Feinstein introduced an amendment that defines a “covered journalist” as someone who gathers and reports news for “an entity or service that disseminates news and information.” The definition includes freelancers, part-timers and student journalists, and it permits a judge to go further and extend the protections to any “legitimate news-gathering activities.”
This at least goes farther than the Senate first indicated about classifying journalists, which initially required employment by a media outlet. However, this still leaves the definition of who gets the shield in the hands of the government that wants to get the source information, and that’s not just a risk for bloggers, free-lancers, and part-timers. Feinstein et al left a rather large loophole in that regard:
But the bill also makes it clear that the legal protection is not absolute. Federal officials still may “compel disclosure” from a journalist who has information that could stop or prevent crimes such as murder, kidnapping or child abduction or prevent “acts of terrorism” or significant harm to national security.
“Harm to national security” is a usefully ambiguous term. For instance, even though this bill is in part prompted by the DoJ’s pursuit of James Rosen — listing him as a co-conspirator to espionage in court documents in order to spy on him — the predicate for that abuse would still stand. If the DoJ made a representation to the court after this shield law passes that is similar to what Holder approved on Rosen, a court would still be able to approve the surveillance so that the DoJ could discover Rosen’s sources. The other hypotheticals in the exception list are all red herrings; the ambiguous national-security exception is what the DoJ and other government agencies really want.
And, of course, it still means that the government gets to define journalists in as narrow a sense as they like for the purposes of applying this shield. Reporters for newspapers and broadcast outlets would certainly be covered, but that certainty ebbs the farther one goes from that core. What about writers at online sites like Hot Air and Huffington Post?
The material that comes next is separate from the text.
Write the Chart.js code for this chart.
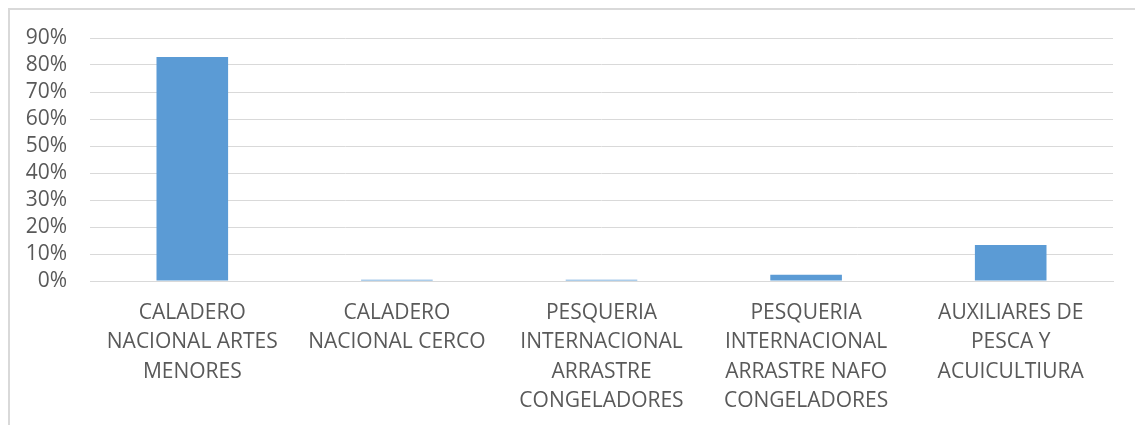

Probably covered. RedState and Firedoglake? Well … are they journalists or activists? If the government gets to define it, then probably the latter — and that’s going to be more true for less-commercial online sites. Will writers at those sites feel more or less free to run real reporting based on inside sources? Better yet, will the inside sources want to talk with writers whose shield is very questionable, or to reporters whose shield will be more substantial?
This is basically rent-seeking by the big players in the media market, a sham by the Senate, and an affront to the First Amendment. Any shield law should concern itself with process and not identification. The founders did not include the First Amendment in order to allow the government to decide who gets its protections. If the shield is an extension of the First Amendment, then it applies to everyone involved in journalistic efforts, or no one at all.